• by Angela Norton Tyler, Family Homework Answers

    Let's face it, most students don't know how to study. Everybody talks about the importance of grades and test scores, yet we neglect to show students how to do well. Our poor children either don't study at all or spend hours trying to studying every night. Neither choice is good. The whole thing ends up being a waste of time and effort.

    Students might need to do some extra studying before a test, but there are ways to stay on top of the information without having to put in hours of hours of work or burning out. Think quality more than quantity.

    This is how I tell my own middle school daughter and intermediate (grades 3-5) students how to study and prepare for upcoming tests:

    First of all, get organized. I recommend having a separate folder for each school subject. Keep things to be turned in (papers, reports, homework, etc.) on one side of the folder. On the other side, place all returned/corrected homework, tests, handouts, etc. Keep everything—at least until the end of the semester! You will see why it is important to be able to put your hands on these papers.
    A week or so before the test, ask the teacher for a study guide. (Do not become the annoying student who asks throughout every lecture "Is this going to be on the test?" It drives teachers bananas.)
    If the teacher does not have a ready-made study guide, ask "What should I know for the test?" Often, teachers will tell you exactly what you need to know and where to find it. Write down whatever they say!
    For math tests: Do the end-of-chapter problems or the sample test. If you can do these problems, then you understand the most important concepts in the chapter and you should do well on the test.
    Also for math tests: Redo any homework problems you missed. Make certain that you understand where you went wrong the first time. Ask the teacher to explain any problems you still cannot do.
    For social studies or science tests: Answer the end-of-chapter and/or end-of-unit questions. Often, you will find these exact questions on the test! At the very least, you will have a broad understanding of the most important concepts and ideas from the unit.
    Review/organize/rewrite your notes. Take a look at your notes since the last test. Are they neat? Do they make sense? Is there a better way to organize them? For example, can you group certain ideas together? Would it make sense to have one page of dates and another page of important people? One of the best ways to get information into your head is to organize it and write it down. Rewrite your notes neatly.
    Review/organize/rewrite handouts from the teacher. If the teacher took the time to copy something, she thinks you need to know it. Take a look at all of the handouts the teacher gave you. Do you understand them? Please don't recreate all the handouts! Think about creating one page with the most important information from all of them.
    Know the definition of all vocabulary words, concepts, ideas, people, etc. that have been introduced since the last test. These are the highlighted words found in a chapter. Sometimes, there will be a list of "important words" or "people to know." Write down all of these words and be sure to include any word that your teacher takes the time to define for you, as well.
    Memorize. You will be amazed at how much information you know after organizing your notes and looking for important words. Still, sometimes you must buckle down and commit things to memory.

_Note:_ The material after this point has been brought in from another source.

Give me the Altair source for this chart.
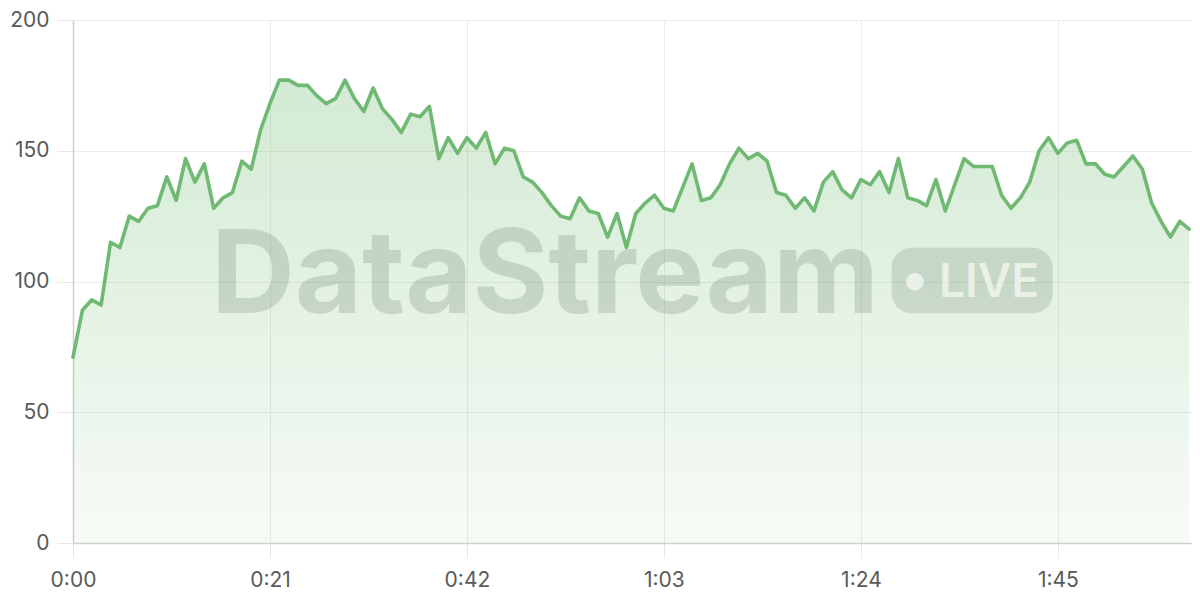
import altair as alt
import pandas as pd

seconds = list(range(120))
values = [
    71, 89, 93, 91, 115, 113, 125, 123, 128, 129,
    140, 131, 147, 138, 145, 128, 132, 134, 146, 143,
    158, 168, 177, 177, 175, 175, 171, 168, 170, 177,
    170, 165, 174, 166, 162, 157, 164, 163, 167, 147,
    155, 149, 155, 151, 157, 145, 151, 150, 140, 138,
    134, 129, 125, 124, 132, 127, 126, 117, 126, 113,
    126, 130, 133, 128, 127, 136, 145, 131, 132, 137,
    145, 151, 147, 149, 146, 134, 133, 128, 132, 127,
    138, 142, 135, 132, 139, 137, 142, 134, 147, 132,
    131, 129, 139, 127, 137, 147, 144, 144, 144, 133,
    128, 132, 138, 150, 155, 149, 153, 154, 145, 145,
    141, 140, 144, 148, 143, 130, 123, 117, 123, 120,
]
x_ticks = [0, 21, 42, 63, 84, 105]
y_ticks = [0, 50, 100, 150, 200]
brand = "DataStream"
badge = "LIVE"

df = pd.DataFrame({"t": seconds, "v": values})

GREEN = "#6fb972"
FONT = "Inter"

x_enc = alt.X(
    "t:Q",
    scale=alt.Scale(domain=[0, 119.3], nice=False, zero=False),
    axis=alt.Axis(
        values=x_ticks,
        labelExpr="floor(datum.value/60) + ':' + (datum.value%60 < 10 ? '0' : '') + (datum.value%60)",
        title=None,
        grid=True,
        gridColor="#ebebeb",
        tickColor="#e6e6e6",
        tickSize=15,
        labelPadding=11,
        labelFlush=False,
        labelOverlap=False,
        labelFontSize=21,
        labelFont=FONT,
        labelColor="#5a5a5a",
        domainColor="#cfd3cf",
        domainWidth=1.5,
    ),
)
y_enc = alt.Y(
    "v:Q",
    scale=alt.Scale(domain=[0, 200], nice=False),
    axis=alt.Axis(
        values=y_ticks,
        title=None,
        grid=True,
        gridColor="#ebebeb",
        tickColor="#e6e6e6",
        tickSize=16,
        labelPadding=8,
        labelFlush=False,
        labelOverlap=False,
        labelFontSize=21,
        labelFont=FONT,
        labelColor="#5a5a5a",
        domainColor="#d0d0d0",
        domainWidth=1.5,
    ),
)

base = alt.Chart(df)

area = base.mark_area(
    color=alt.Gradient(
        gradient="linear",
        x1=0, y1=0, x2=0, y2=1,
        stops=[
            alt.GradientStop(color="rgba(109,186,111,0.30)", offset=0),
            alt.GradientStop(color="rgba(109,186,111,0.06)", offset=1),
        ],
    ),
    interpolate="linear",
).encode(x=x_enc, y=y_enc)

line = base.mark_line(
    color=GREEN, strokeWidth=3.6, strokeJoin="round", strokeCap="round"
).encode(x="t:Q", y="v:Q")

one = pd.DataFrame({"brand": [brand], "badge": [badge]})
wm = alt.Chart(one)

wm_text = wm.mark_text(
    font=FONT, fontWeight="bold", fontSize=116, align="left", baseline="alphabetic",
    color="#5f735f", opacity=0.22,
).encode(x=alt.value(138), y=alt.value(293), text="brand:N")

wm_rect = wm.mark_rect(
    color="#5f735f", opacity=0.2, cornerRadius=20
).encode(x=alt.value(818.7), x2=alt.value(979.7), y=alt.value(227.7), y2=alt.value(293.3))

wm_dot = wm.mark_point(
    filled=True, shape="circle", size=320, color="#eef5ee", opacity=0.85
).encode(x=alt.value(842), y=alt.value(261.7))

wm_live = wm.mark_text(
    font=FONT, fontWeight=600, fontSize=46, align="left", baseline="alphabetic",
    color="#eef5ee", opacity=0.85,
).encode(x=alt.value(866), y=alt.value(276.7), text="badge:N")

chart = (
    alt.layer(area, line, wm_text, wm_rect, wm_dot, wm_live)
    .properties(
        width=1119,
        height=523,
        padding={"left": 65, "top": 12, "right": 0, "bottom": 50},
        autosize=alt.AutoSizeParams(type="none"),
    )
    .configure_view(stroke=None)
    .configure(background="white")
)

chart.save("out.html", embed_options={"renderer": "svg", "actions": False})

    How To Study With Flash Cards

    I love flash cards! Here's how to use flash cards to study:

    Write the word on one side, the definition on the other, and test yourself. For example, write electorate on one side of the flash card and "the body of enfranchised citizens; those qualified to vote" on the other.

    Say "electorate," then flip the card over and say "the body of enfranchised citizens; those qualified to vote." Do this over and over until you can repeat the definition without looking at it.

    After you have learned all of the cards, start with the definitions and see if you remember the word before turning over the flash card. Speak up! Move around! You will learn faster if you hear the words out loud (auditory learning) and get your body involved (kinesthetic learning). Who cares if your little brother thinks you're crazy? He'll be jealous of your grades!

    When you think you know all of the words and definitions, ask someone else to test you. Missed any? Go back and memorize them. Do this until you know every word.
    How To Study With Folded Paper

    Folded paper. I know, I am so high-tech! I learned how to study with this study method in the 8th grade, and I have been using it ever since—even in graduate school.

    Fold a regular piece of lined binder paper in half the long way. In the left column, write the words you need to memorize. In the right column, write down the definitions. Think of the paper as a bunch of attached flash cards. Keep the paper folded and flip it back and forth as you learn each word and definition. Follow the same routine as with the flash cards: memorize, test yourself, get tested.

    Start this process a few days before the test. So after you finish your regular homework, study for a half-hour or so. Don't wait until the last minute and try to cram everything into your head. Put a little information in each night, and it will stick. Plus, by studying this way, you will still have time for a life outside of homework, and you will feel relaxed and confident about the test.

    Finally, right before the test, review your notes (read them out loud if you can) and run through your flash cards or folded paper study sheets. You are ready to ace the test!

    Learning how to study is not difficult at all. And the best part is that once you learn how to do it, you're set. I don't study much differently now than I did when I was in 8th grade. (Studying is probably the only thing I still do the same way!)

    If you are a parent trying to convince your child to learn these techniques or a student trying to teach yourself how to study—don't give up! Knowing how to study is actually a skill you can use for the rest of your life.